Chicks fledge and the ledges empty

With most of the guillemots and razorbills fledged, the cliffs are oddly quiet - empty rock where previously the birds were packed tightly, each in its familiar position.  However, around my viewing points on the Wick there is still much activity.  Though many puffin chicks have left, some adults still have large young to feed, and the others continue to gather on the cliff tops in the afternoon sun.  Without pufflings to attend to, they seem even more inquisitive than usual.  Yesterday I was interrupted in my viewing by a sudden delicate weight on my foot; a puffin stood on my boot, head on one side, hopped up my leg, and then, seeing that I was watching, turned and flew off quickly with the heavy, whirring flight of these auks, better adapted to swimming.

In the Kittiwake colonies large chicks are crammed into nests that now barely accommodate them.  When their wings have grown long enough I will survey them for a final time, to count those that have successfully reached fledging age; the trick is to visit when they are just large enough, but before they start flying away!

Yesterday I swam for the first time in several days; the sea was warm, but full of jellyfish.  At first it was disconcerting to push forward only for my hand or leg to brush against these soft, fleshy creatures, but I realised from a glance under water that they were moon jellyfish; a non-stinging variety.  I swam with my head down, through my goggles seeing the jellies pulsing their way through the murk with gentle contractions of their rounded bodies.  Their opaque forms seemed to glow in the shafts of sunlight from the world above, their gentle progress slipping them slowly past me in the turquoise, silent sea.

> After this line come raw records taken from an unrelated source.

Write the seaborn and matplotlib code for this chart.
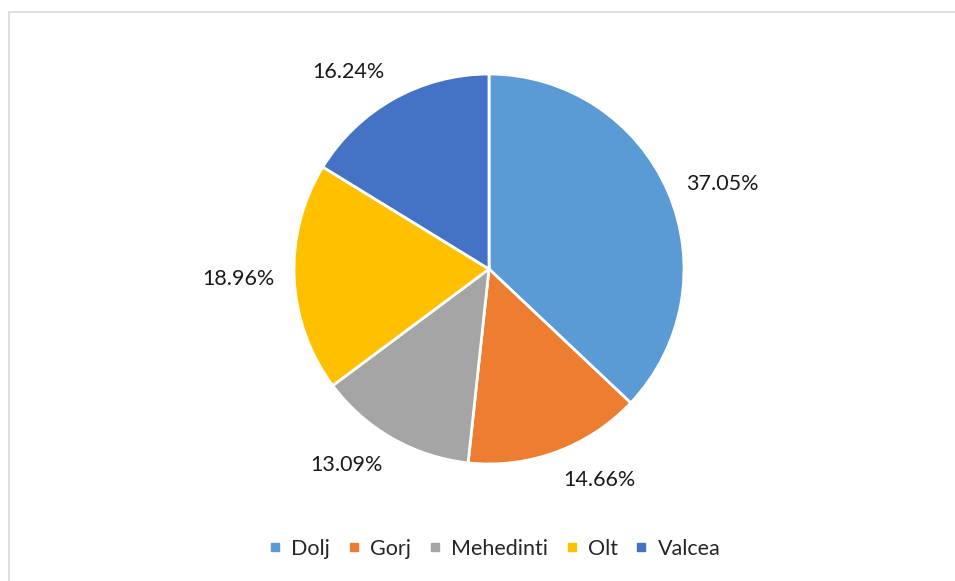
import matplotlib
matplotlib.use("Agg")
import numpy as np
import matplotlib.pyplot as plt
import seaborn as sns
from matplotlib.patches import Rectangle
from matplotlib.lines import Line2D

# Share of each county (percent)
counties = ['Dolj', 'Gorj', 'Mehedinti', 'Olt', 'Valcea']
shares = [37.05, 14.66, 13.09, 18.96, 16.24]
colors = ['#5B9BD5', '#ED7D31', '#A5A5A5', '#FFC000', '#4472C4']

sns.set_theme(style='white')
plt.rcParams['font.family'] = ['Lato', 'DejaVu Sans']

fig = plt.figure(figsize=(9.55, 5.81), dpi=100)
W, H = 955, 581

# light chart-area border
fig.patches.append(Rectangle((9 / W, -0.05), 1.1, 1 - 12 / H + 0.05, transform=fig.transFigure,
                             fill=False, edgecolor='#d9d9d9', lw=1.2, zorder=0))

ax = fig.add_axes([294 / W, 117 / H, 390 / W, 390 / H])
wedges, _ = ax.pie(
    shares, colors=sns.color_palette(colors), startangle=90, counterclock=False, radius=1,
    wedgeprops=dict(edgecolor='white', linewidth=2))

# "best fit" style labels just outside each slice
for w, val in zip(wedges, shares):
    mid = np.deg2rad((w.theta1 + w.theta2) / 2)
    c, s = np.cos(mid), np.sin(mid)
    ha = 'left' if c > 0 else 'right'
    if abs(s) < 0.5:
        va = 'center'
    else:
        va = 'bottom' if s > 0 else 'top'
    ax.text(1.1 * c, 1.1 * s, f'{val:.2f}%', ha=ha, va=va, fontsize=15.5, color='#1a1a1a')

ax.set_xlim(-1, 1)
ax.set_ylim(-1, 1)
ax.set_aspect('equal')
ax.axis('off')

handles = [Line2D([0], [0], marker='s', ls='none', markersize=6, markerfacecolor=c, markeredgecolor=c)
           for c in colors]
fig.legend(handles, counties, loc='center', bbox_to_anchor=(494 / W, 1 - 549 / H), ncol=5,
           frameon=False, fontsize=15.5, handlelength=0.7, handletextpad=0.4, columnspacing=0.75)

plt.savefig('out.png', dpi=100)
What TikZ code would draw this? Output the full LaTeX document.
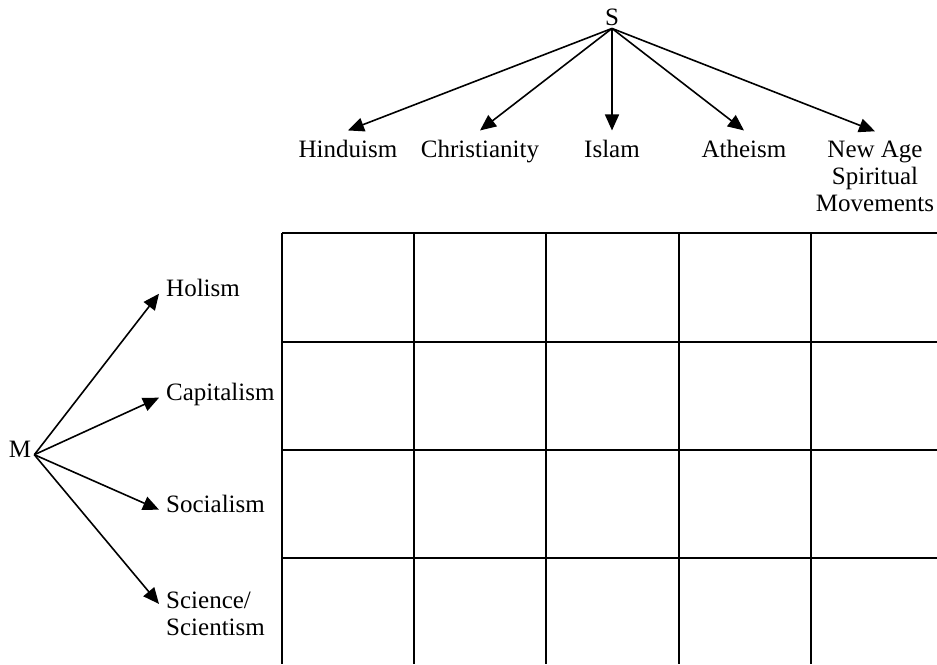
\documentclass[tikz,border=0pt]{standalone}
\usepackage{fontspec}
\setmainfont{Liberation Serif}
\usetikzlibrary{arrows.meta}
\begin{document}
\begin{tikzpicture}[x=1pt,y=-1pt,font=\fontsize{25}{27}\selectfont,
    >={Triangle[length=16pt,width=14pt]}]
      \useasboundingbox (0,0) rectangle (937,664);
      \draw[line width=2pt]
        (282,233) -- (937,233)
        (282,342) -- (937,342)
        (282,450) -- (937,450)
        (282,558) -- (937,558)
        (282,233) -- (282,664)
        (414,233) -- (414,664)
        (546,233) -- (546,664)
        (679,233) -- (679,664)
        (811,233) -- (811,664);
      \draw[inner ysep=9pt]
        (612,25) node[anchor=base,inner ysep=3pt] (S){S}
        (348,157) node[anchor=base] (hinduism){Hinduism}
        (480,157) node[anchor=base] (christianity){Christianity}
        (612,157) node[anchor=base] (islam){Islam}
        (744,157) node[anchor=base] (atheism){Atheism}
        (875,211) node[anchor=base,align=center] (newage){New Age\\Spiritual\\Movements};
      \draw[inner xsep=7pt]
        (20,457) node[anchor=base,inner xsep=3pt] (M){M}
        (159,296) node[anchor=base west] (holism){Holism}
        (159,400) node[anchor=base west] (capitalism){Capitalism}
        (159,512) node[anchor=base west] (socialism){Socialism}
        (159,635) node[anchor=base west,align=left] (science){Science/\\Scientism};
      \begin{scope}[->,line width=1.6pt]
        \draw (S.south) to (hinduism.north);
        \draw (S.south) to (christianity.north);
        \draw (S.south) to (islam.north);
        \draw (S.south) to (atheism.north);
        \draw (S.south) to (newage.north);
        \draw (M.mid east) to (holism.mid west);
        \draw (M.mid east) to (capitalism.mid west);
        \draw (M.mid east) to (socialism.mid west);
        \draw (M.mid east) to ([yshift=-16pt]science.north west);
      \end{scope}
    \end{tikzpicture}
\end{document}
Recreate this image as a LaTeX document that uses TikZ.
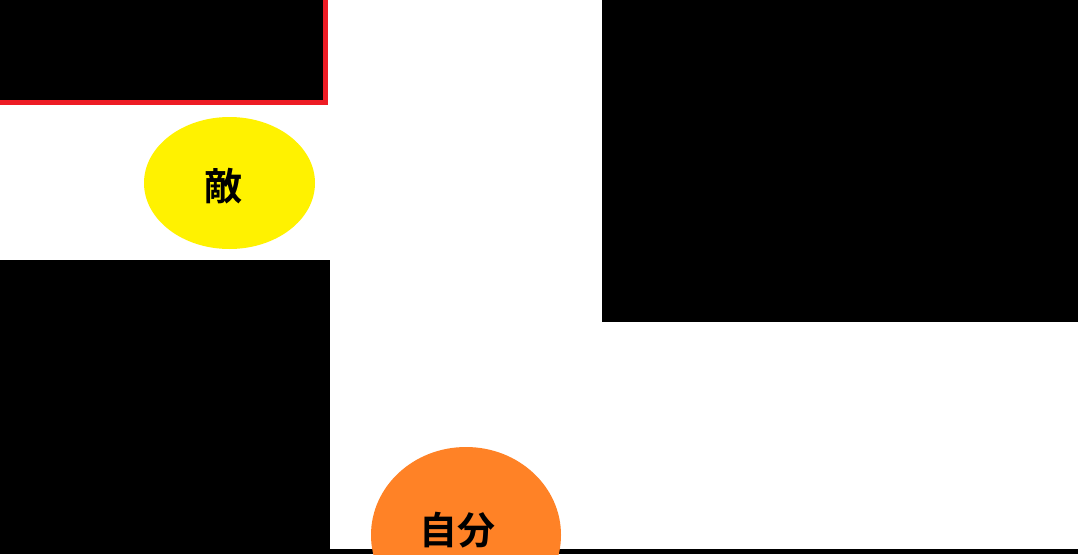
\documentclass[tikz,border=0pt]{standalone}
\usepackage{fontspec}
\newfontfamily\cjk{Noto Sans CJK JP Bold}
\definecolor{enemyyellow}{HTML}{FFF200}
\definecolor{selforange}{HTML}{FF8226}
\definecolor{wallred}{HTML}{ED1C24}
\begin{document}
\begin{tikzpicture}[x=1pt,y=-1pt,
  label text/.style={font=\cjk\fontsize{38}{42}\selectfont,inner sep=0pt}]
\useasboundingbox (0,0) rectangle (1078,554);
\fill[white] (0,0) rectangle (1078,554);
% walls
\fill[wallred] (0,0) rectangle (328,105);
\fill[black] (0,0) rectangle (323,100);
\fill[black] (0,260) rectangle (330,554);
\fill[black] (602,0) rectangle (1078,322);
\fill[black] (330,549) rectangle (1078,554);
% pieces
\fill[enemyyellow] (229.5,183) ellipse [x radius=85.5, y radius=66];
\node[label text] (enemy) at (223,186) {敵};
\fill[selforange] (466,535) ellipse [x radius=95, y radius=88];
\node[label text] (self) at (457,530) {自分};
\end{tikzpicture}
\end{document}
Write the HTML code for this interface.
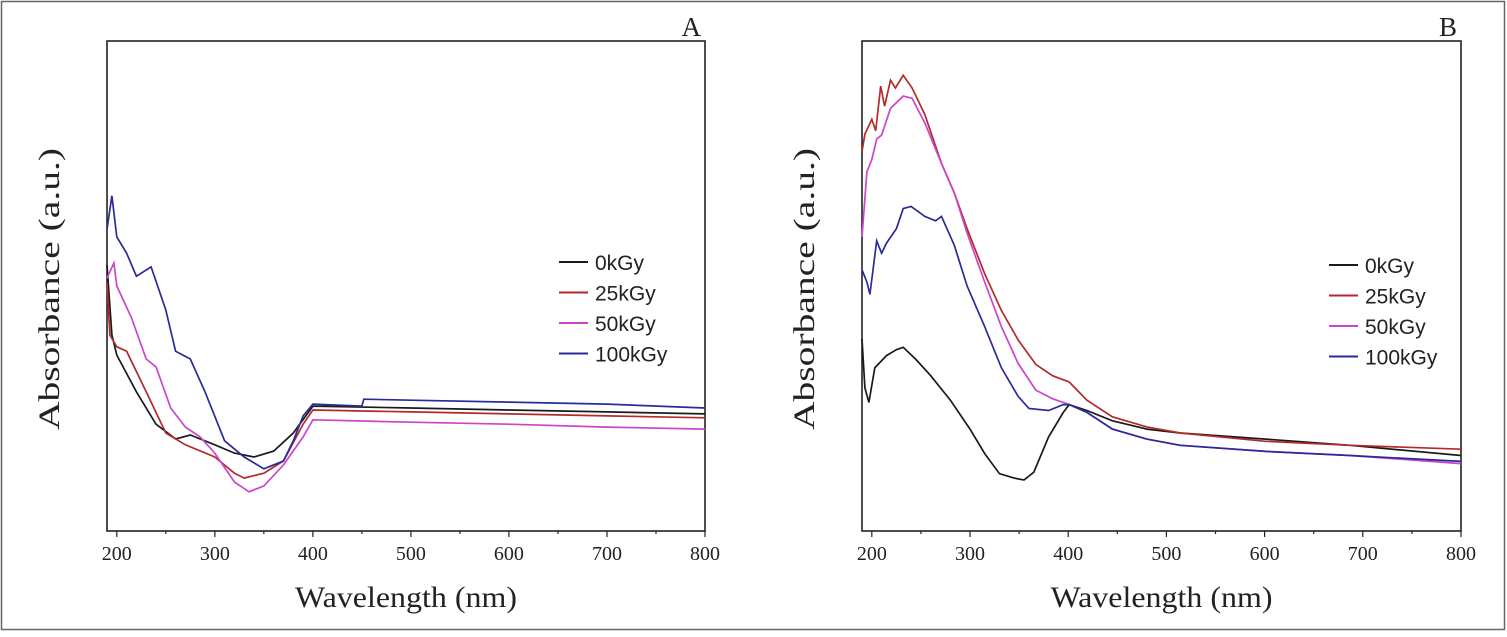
<!DOCTYPE html>
<html><head><meta charset="utf-8"><style>
body{margin:0;background:#fff;}
svg text{font-family:"Liberation Serif",serif;}
.lg{font-family:"Liberation Sans",sans-serif;font-size:21px;}
</style></head><body>
<svg width="1507" height="632" viewBox="0 0 1507 632" xmlns="http://www.w3.org/2000/svg">
<rect x="1.5" y="1.5" width="1503" height="628" fill="none" stroke="#666" stroke-width="1.5"/>
<g id="pa"></g>
<g id="pb"></g>
</svg>
<script>
const xTicks=[200,300,400,500,600,700,800];
const seriesNames=["0kGy","25kGy","50kGy","100kGy"];
const colors=["#1a1a1a","#b22a2a","#cc44cc","#2a2a9a"];
// Panel A
const aBlackX=[190,195,200,220,240,260,275,300,320,340,360,380,400,500,600,700,800];
const aBlackY=[54.3,40,35.9,28.4,21.8,18.8,19.6,17.6,15.9,15.1,16.3,20,25.5,25.1,24.7,24.3,23.9];
const aRedX=[190,193,200,210,230,250,270,300,320,330,350,370,390,400,500,600,700,800];
const aRedY=[50.8,40,37.6,36.7,28.4,20,17.6,15.1,11.8,10.8,11.8,14.3,21.8,24.7,24.3,23.9,23.5,23.1];
const aMagX=[190,197,200,215,230,240,255,270,285,300,320,335,350,370,390,400,500,600,700,800];
const aMagY=[51.6,54.7,50,43.5,35.1,33.5,25.1,21.2,19.2,15.9,10,8,9.2,13.5,19.2,22.7,22.2,21.8,21.2,20.8];
const aBlueX=[190,195,200,210,220,235,250,260,275,290,310,330,350,370,380,390,400,450,452,500,600,700,800];
const aBlueY=[61.6,68.4,60,56.7,52,53.9,45.1,36.7,35.1,28.4,18.4,15.1,12.7,14.3,18.4,23.5,25.9,25.5,26.9,26.7,26.3,25.9,25.1];
// Panel B
const bBlackX=[190,193,197,203,215,225,232,245,260,280,300,315,330,345,355,365,380,395,401,419,445,480,514,601,687,800];
const bBlackY=[39.2,29.2,26.25,33.3,35.8,37,37.5,35,31.7,26.7,20.8,15.8,11.7,10.8,10.4,12,19.2,24.2,25.8,24.6,22.5,20.8,20,18.75,17.5,15.4];
const bRedX=[190,193,200,204,209,213,219,224,232,241,254,271,284,297,315,332,349,367,384,401,419,445,480,514,601,687,800];
const bRedY=[77.5,81,84,81.7,90.8,86.7,92,90.4,93,90.4,85,75,69,61.7,52.5,45,39,34,31.7,30.4,26.7,23.3,21.25,20,18.3,17.5,16.7];
const bMagX=[190,195,200,205,210,219,232,241,254,271,284,297,315,332,349,367,384,401,419,445,480,514,601,687,800];
const bMagY=[60,73.3,75.8,80,80.8,86.25,88.75,88.3,83.3,75,69,60.8,50.8,41.7,34.2,28.75,27,25.8,24.2,20.8,18.75,17.5,16.25,15.4,13.75];
const bBlueX=[190,195,198,205,210,215,225,232,240,254,265,271,284,297,315,332,349,360,380,395,401,419,445,480,514,601,687,800];
const bBlueY=[53.3,50.8,48.3,59.2,56.7,58.75,61.7,65.8,66.25,64.2,63.3,64.2,58.3,50,41.7,33.3,27.5,25,24.6,25.8,25.8,24.2,20.8,18.75,17.5,16.25,15.4,14.2];

const NS="http://www.w3.org/2000/svg";
function mk(parent,tag,attrs){const e=document.createElementNS(NS,tag);for(const k in attrs)e.setAttribute(k,attrs[k]);parent.appendChild(e);return e;}
function panel(gid,L,R,letter,data,legX,legY){
  const g=document.getElementById(gid);
  const T=41,B=531;
  const xs=v=>L+(v-190)/(800-190)*(R-L);
  const ys=v=>B-v/100*(B-T);
  const fr=mk(g,'rect',{x:L,y:T,width:R-L,height:B-T,fill:'none',stroke:'#222','stroke-width':1.6});
  
  
  for(let v=200;v<=800;v+=50){
    const major=v%100===0;
    const t=mk(g,'line',{x1:xs(v),x2:xs(v),y1:B,y2:B+(major?6:3),stroke:'#222','stroke-width':1.2});
    
    
  }
  xTicks.forEach(v=>{
    const t=mk(g,'text',{x:xs(v),y:560,'font-size':20,'text-anchor':'middle',fill:'#222'});t.textContent=v;
    
    
  });
  const xt=mk(g,'text',{x:(L+R)/2,y:607,'font-size':30,'text-anchor':'middle',fill:'#222',textLength:222,lengthAdjust:'spacingAndGlyphs'});xt.textContent='Wavelength (nm)';
  
  
  const yt=mk(g,'text',{x:0,y:0,'font-size':30,'text-anchor':'middle',fill:'#222',textLength:282,lengthAdjust:'spacingAndGlyphs',transform:`translate(${L-48},289) rotate(-90)`});yt.textContent='Absorbance (a.u.)';
  
  
  const lt=mk(g,'text',{x:R-4,y:36,'font-size':27,'text-anchor':'end',fill:'#222'});lt.textContent=letter;
  
  
  data.forEach((d,i)=>{
    const p=mk(g,'polyline',{points:d[0].map((x,j)=>xs(x).toFixed(1)+','+ys(d[1][j]).toFixed(1)).join(' '),fill:'none',stroke:colors[i],'stroke-width':1.7});
    
    
    const y=legY+i*30.5;
    const ll=mk(g,'line',{x1:legX,x2:legX+29,y1:y,y2:y,stroke:colors[i],'stroke-width':2});
    
    
    const lx=mk(g,'text',{x:legX+36,y:y+8,class:'lg',fill:'#222'});lx.textContent=seriesNames[i];
    
    
  });
}
panel('pa',107,705,'A',[[aBlackX,aBlackY],[aRedX,aRedY],[aMagX,aMagY],[aBlueX,aBlueY]],559,262);
panel('pb',862,1461,'B',[[bBlackX,bBlackY],[bRedX,bRedY],[bMagX,bMagY],[bBlueX,bBlueY]],1329,265);
</script>
</body></html>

On the far side of the bay, where the puffins raft, one of the birds dived just ahead of me.  Ducking under quickly I saw it zig zagging powerfully downwards, silver bubbles of air streaming behind it, propelled by its powerful stubby wings - soon it disappeared into the haze below, and I was suddenly aware of the depth that I drifted above; it will seem strange when these birds have left the island again for the open ocean.